Honest, fancy dress scares me. I remember avoiding my own aunt's 50th birthday party years ago because she demanded that everybody come in costume. Filled me with dread! Came up with some crappy excuse in the end why I wasn't going - was watching Doctor Who, or something along those lines. Just couldn't face the burden of responcibilty placed upon my shoulders with the costume choice! ;)
No, but seriously I guess I've never truly fitted in anywhere and that's reflected in the caution I show to things like fancy dress. I hate people staring at me and thinking that I don't fit in. In my mind they're going to look at my costume, deem it shit or at least inferior to their's, and judge me because of it. My brain tells me that's happened all through my life, from school onwards, and it's just going to happen again.

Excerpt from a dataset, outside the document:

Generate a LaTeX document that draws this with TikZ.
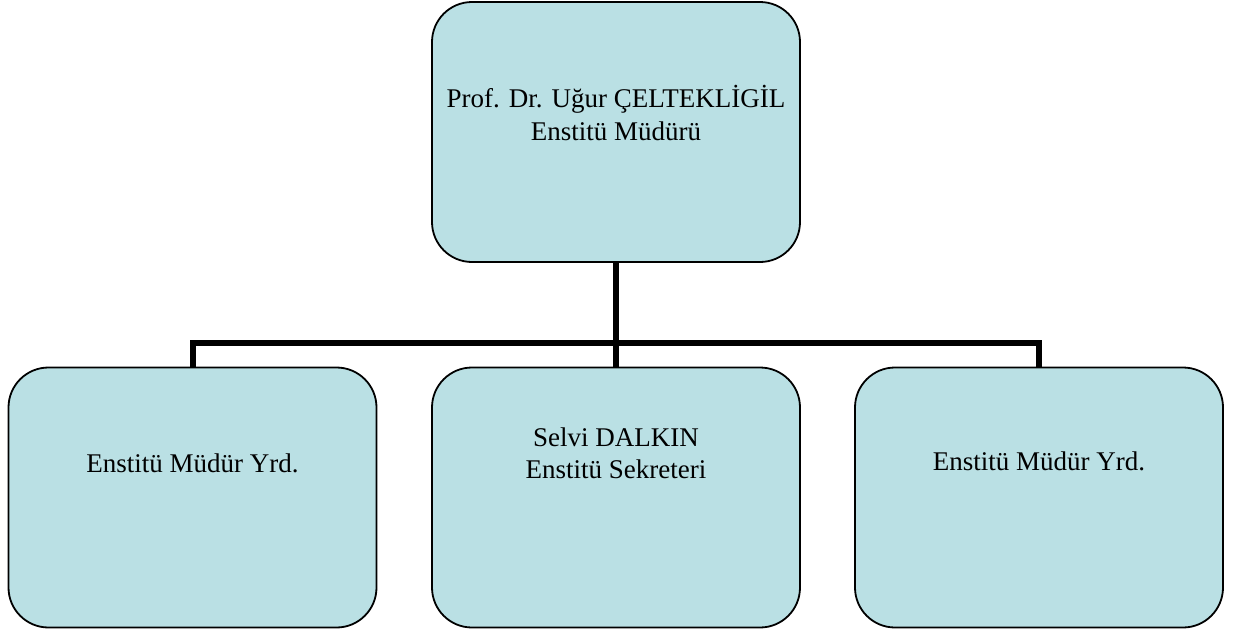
\documentclass[tikz,border=0pt]{standalone}
\usepackage{fontspec}
\setmainfont{Liberation Serif}
\definecolor{boxfill}{RGB}{186,224,228}
\begin{document}
\begin{tikzpicture}[x=1pt,y=-1pt,
  orgbox/.style={draw=black, line width=1.8pt, fill=boxfill, rounded corners=40pt,
    minimum width=368pt, minimum height=260pt, inner sep=0pt},
  txt/.style={font=\fontsize{27}{33}\selectfont, align=center, inner sep=0pt, anchor=base},
  conn/.style={draw=black, line width=6pt}]
\useasboundingbox (0,0) rectangle (1237,635);
\node[orgbox] (T) at (616,132) {};
\node[orgbox] (L) at (192.5,497.5) {};
\node[orgbox] (M) at (616,497.5) {};
\node[orgbox] (R) at (1039,497.5) {};
\coordinate (J) at (616,343);
\draw[conn] (L.north) |- (J) -| (R.north);
\draw[conn] (T.south) -- (M.north);
\node[txt] (t1) at (616,107) {Prof. Dr. Uğur ÇELTEKLİGİL};
\node[txt] (t2) at (616,140) {Enstitü Müdürü};
\node[txt] (l1) at (192.5,472) {Enstitü Müdür Yrd.};
\node[txt] (m1) at (616,446) {Selvi DALKIN};
\node[txt] (m2) at (616,478) {Enstitü Sekreteri};
\node[txt] (r1) at (1039,470) {Enstitü Müdür Yrd.};
\end{tikzpicture}
\end{document}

It shouldn't bother me, because I don't care what half these people think anyway. But for some reason their judgment of me impounds greatly... perhaps because I know I don't fit in? There's a great line in my short film Self where the protagonist Horatio says:
Sometimes I sit here and feel so alone, because I don’t fit in. Not at all. Not with the “conventionals”. I wanna be different, and unusual, and totally unloveable... but it comes at a cost.
That line sums me up completely. Unique & different - but at the same time understood and respected. Is that even possible?
Anyhoo, back to the party. I thought I'd reflect this double edged sword through my choice of costume for the night - the character of Two-Face from the Batman mythology (not only for that reason - The Dark Knight kicked ass, also). You can see a picture of my costume below, which I think turned out mighty fine indeedio!
"You either die a hero, or live long enough to see yourself become the villain"So... wonder how the night's going to go? I'm not exactly known as the life and soul of a party, and it doesn't help that I feel as ill as buggery. Must be coming down with something. That, or it's the lack of sleep recently. What with essay stress, and my crazy DVD watching habits, and work. Hope I get better soon. Hell, hope tonight's a blast!
Report to follow tomorrow. Maybe. Definitely. Well, definitely maybe!